INSTRUCTIONS TO FOLLOW = Restate the listing that follows word for word, without its pictures.

DATASET SECTION =
_ _ _

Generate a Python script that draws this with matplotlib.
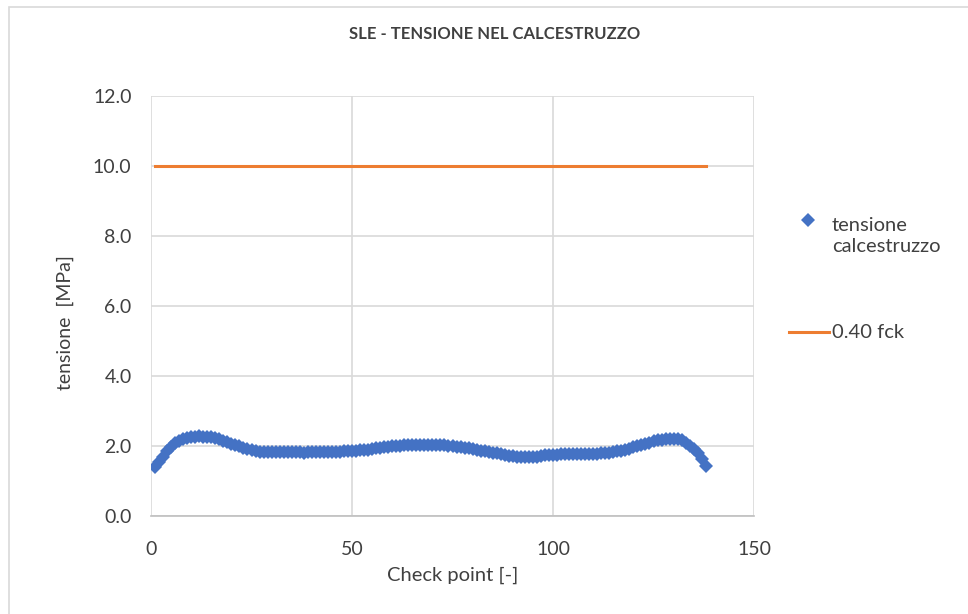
import matplotlib
matplotlib.use("Agg")
import matplotlib.pyplot as plt
from matplotlib.lines import Line2D
from matplotlib.patches import Rectangle

plt.rcParams['font.family'] = ['Lato', 'DejaVu Sans']

# ---- data ----
check_points = list(range(1, 139))
tensione = [
    1.41, 1.55, 1.70, 1.86, 1.97, 2.08, 2.15, 2.20, 2.24, 2.26,
    2.27, 2.28, 2.27, 2.27, 2.25, 2.23, 2.19, 2.15, 2.11, 2.07,
    2.03, 1.99, 1.95, 1.91, 1.88, 1.85, 1.83, 1.82, 1.83, 1.82,
    1.82, 1.82, 1.83, 1.82, 1.82, 1.82, 1.82, 1.81, 1.82, 1.82,
    1.82, 1.82, 1.83, 1.83, 1.83, 1.84, 1.84, 1.85, 1.85, 1.86,
    1.87, 1.88, 1.89, 1.90, 1.91, 1.93, 1.95, 1.97, 1.98, 1.99,
    2.00, 2.01, 2.02, 2.03, 2.03, 2.03, 2.03, 2.03, 2.04, 2.03,
    2.03, 2.03, 2.02, 2.01, 2.00, 1.98, 1.96, 1.95, 1.93, 1.91,
    1.89, 1.87, 1.85, 1.83, 1.81, 1.79, 1.76, 1.74, 1.72, 1.71,
    1.70, 1.69, 1.68, 1.68, 1.68, 1.69, 1.71, 1.73, 1.74, 1.75,
    1.75, 1.76, 1.76, 1.76, 1.76, 1.76, 1.77, 1.77, 1.77, 1.78,
    1.78, 1.79, 1.80, 1.81, 1.83, 1.85, 1.87, 1.89, 1.92, 1.96,
    1.99, 2.02, 2.06, 2.10, 2.13, 2.16, 2.18, 2.20, 2.21, 2.21,
    2.20, 2.16, 2.09, 2.01, 1.91, 1.79, 1.63, 1.42,
]
limite = [10.0] * len(check_points)

title = "SLE - TENSIONE NEL CALCESTRUZZO"
xlabel = "Check point [-]"
ylabel = "tensione  [MPa]"
series_names = ["tensione\ncalcestruzzo", "0.40 fck"]
xticks = [0, 50, 100, 150]
yticks = [0, 2, 4, 6, 8, 10, 12]

blue = "#4472C4"
orange = "#ED7D31"
txt = "#404040"
grid = "#D9D9D9"

W, H = 968, 614
fig = plt.figure(figsize=(W / 100, H / 100), dpi=100)
fig.patch.set_facecolor("white")

# outer chart border
fig.patches.append(Rectangle((9 / W, -0.05), (W - 9) / W + 0.05, (H - 7) / H + 0.05,
                             transform=fig.transFigure, fill=False,
                             edgecolor="#D9D9D9", linewidth=1.2))

ax = fig.add_axes([151 / W, (H - 516) / H, (754 - 151) / W, (516 - 96) / H])
ax.set_xlim(0, 150)
ax.set_ylim(0, 12)
ax.set_xticks(xticks)
ax.set_yticks(yticks)
ax.set_yticklabels([f"{v:.1f}" for v in yticks])
ax.grid(True, color=grid, linewidth=1.2)
ax.set_axisbelow(True)
for s in ["top", "right", "left"]:
    ax.spines[s].set_visible(False)
ax.spines["bottom"].set_color("#BFBFBF")
ax.spines["bottom"].set_linewidth(1.2)
ax.tick_params(axis="both", length=0, labelsize=14, labelcolor=txt)
ax.tick_params(axis="x", pad=18)
ax.tick_params(axis="y", pad=14)

ax.plot(check_points, tensione, linestyle="none", marker="D",
        markersize=7.5, color=blue, markeredgewidth=0, zorder=3)
ax.plot(check_points, limite, color=orange, linewidth=2.2, zorder=2)

ax.set_xlabel(xlabel, fontsize=14.5, color=txt, labelpad=6)
ax.set_ylabel(ylabel, fontsize=14, color=txt)
ax.yaxis.set_label_coords(-0.128, 0.46)

fig.text(495 / W, 1 - 34 / H, title, ha="center", va="center",
         fontsize=12, fontweight="bold", color=txt)

# legend
fig.add_artist(Line2D([808 / W], [1 - 220 / H], marker="D", markersize=7.5,
                      color=blue, markeredgewidth=0, linestyle="none",
                      transform=fig.transFigure))
fig.text(832 / W, 1 - 236 / H, series_names[0], ha="left", va="center",
         fontsize=14.5, color=txt, linespacing=1.35)
fig.add_artist(Line2D([789 / W, 829 / W], [1 - 332 / H, 1 - 332 / H],
                      color=orange, linewidth=2.2,
                      transform=fig.transFigure))
fig.text(832 / W, 1 - 332 / H, series_names[1], ha="left", va="center",
         fontsize=14.5, color=txt)

fig.savefig("out.png", dpi=100, facecolor="white")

_ _ _

RESPONSE TO THE TASK =
Generate a Python script that draws this with matplotlib.
import matplotlib
matplotlib.use("Agg")
import matplotlib.pyplot as plt
from matplotlib.lines import Line2D
from matplotlib.patches import Rectangle

plt.rcParams['font.family'] = ['Lato', 'DejaVu Sans']

# ---- data ----
check_points = list(range(1, 139))
tensione = [
    1.41, 1.55, 1.70, 1.86, 1.97, 2.08, 2.15, 2.20, 2.24, 2.26,
    2.27, 2.28, 2.27, 2.27, 2.25, 2.23, 2.19, 2.15, 2.11, 2.07,
    2.03, 1.99, 1.95, 1.91, 1.88, 1.85, 1.83, 1.82, 1.83, 1.82,
    1.82, 1.82, 1.83, 1.82, 1.82, 1.82, 1.82, 1.81, 1.82, 1.82,
    1.82, 1.82, 1.83, 1.83, 1.83, 1.84, 1.84, 1.85, 1.85, 1.86,
    1.87, 1.88, 1.89, 1.90, 1.91, 1.93, 1.95, 1.97, 1.98, 1.99,
    2.00, 2.01, 2.02, 2.03, 2.03, 2.03, 2.03, 2.03, 2.04, 2.03,
    2.03, 2.03, 2.02, 2.01, 2.00, 1.98, 1.96, 1.95, 1.93, 1.91,
    1.89, 1.87, 1.85, 1.83, 1.81, 1.79, 1.76, 1.74, 1.72, 1.71,
    1.70, 1.69, 1.68, 1.68, 1.68, 1.69, 1.71, 1.73, 1.74, 1.75,
    1.75, 1.76, 1.76, 1.76, 1.76, 1.76, 1.77, 1.77, 1.77, 1.78,
    1.78, 1.79, 1.80, 1.81, 1.83, 1.85, 1.87, 1.89, 1.92, 1.96,
    1.99, 2.02, 2.06, 2.10, 2.13, 2.16, 2.18, 2.20, 2.21, 2.21,
    2.20, 2.16, 2.09, 2.01, 1.91, 1.79, 1.63, 1.42,
]
limite = [10.0] * len(check_points)

title = "SLE - TENSIONE NEL CALCESTRUZZO"
xlabel = "Check point [-]"
ylabel = "tensione  [MPa]"
series_names = ["tensione\ncalcestruzzo", "0.40 fck"]
xticks = [0, 50, 100, 150]
yticks = [0, 2, 4, 6, 8, 10, 12]

blue = "#4472C4"
orange = "#ED7D31"
txt = "#404040"
grid = "#D9D9D9"

W, H = 968, 614
fig = plt.figure(figsize=(W / 100, H / 100), dpi=100)
fig.patch.set_facecolor("white")

# outer chart border
fig.patches.append(Rectangle((9 / W, -0.05), (W - 9) / W + 0.05, (H - 7) / H + 0.05,
                             transform=fig.transFigure, fill=False,
                             edgecolor="#D9D9D9", linewidth=1.2))

ax = fig.add_axes([151 / W, (H - 516) / H, (754 - 151) / W, (516 - 96) / H])
ax.set_xlim(0, 150)
ax.set_ylim(0, 12)
ax.set_xticks(xticks)
ax.set_yticks(yticks)
ax.set_yticklabels([f"{v:.1f}" for v in yticks])
ax.grid(True, color=grid, linewidth=1.2)
ax.set_axisbelow(True)
for s in ["top", "right", "left"]:
    ax.spines[s].set_visible(False)
ax.spines["bottom"].set_color("#BFBFBF")
ax.spines["bottom"].set_linewidth(1.2)
ax.tick_params(axis="both", length=0, labelsize=14, labelcolor=txt)
ax.tick_params(axis="x", pad=18)
ax.tick_params(axis="y", pad=14)

ax.plot(check_points, tensione, linestyle="none", marker="D",
        markersize=7.5, color=blue, markeredgewidth=0, zorder=3)
ax.plot(check_points, limite, color=orange, linewidth=2.2, zorder=2)

ax.set_xlabel(xlabel, fontsize=14.5, color=txt, labelpad=6)
ax.set_ylabel(ylabel, fontsize=14, color=txt)
ax.yaxis.set_label_coords(-0.128, 0.46)

fig.text(495 / W, 1 - 34 / H, title, ha="center", va="center",
         fontsize=12, fontweight="bold", color=txt)

# legend
fig.add_artist(Line2D([808 / W], [1 - 220 / H], marker="D", markersize=7.5,
                      color=blue, markeredgewidth=0, linestyle="none",
                      transform=fig.transFigure))
fig.text(832 / W, 1 - 236 / H, series_names[0], ha="left", va="center",
         fontsize=14.5, color=txt, linespacing=1.35)
fig.add_artist(Line2D([789 / W, 829 / W], [1 - 332 / H, 1 - 332 / H],
                      color=orange, linewidth=2.2,
                      transform=fig.transFigure))
fig.text(832 / W, 1 - 332 / H, series_names[1], ha="left", va="center",
         fontsize=14.5, color=txt)

fig.savefig("out.png", dpi=100, facecolor="white")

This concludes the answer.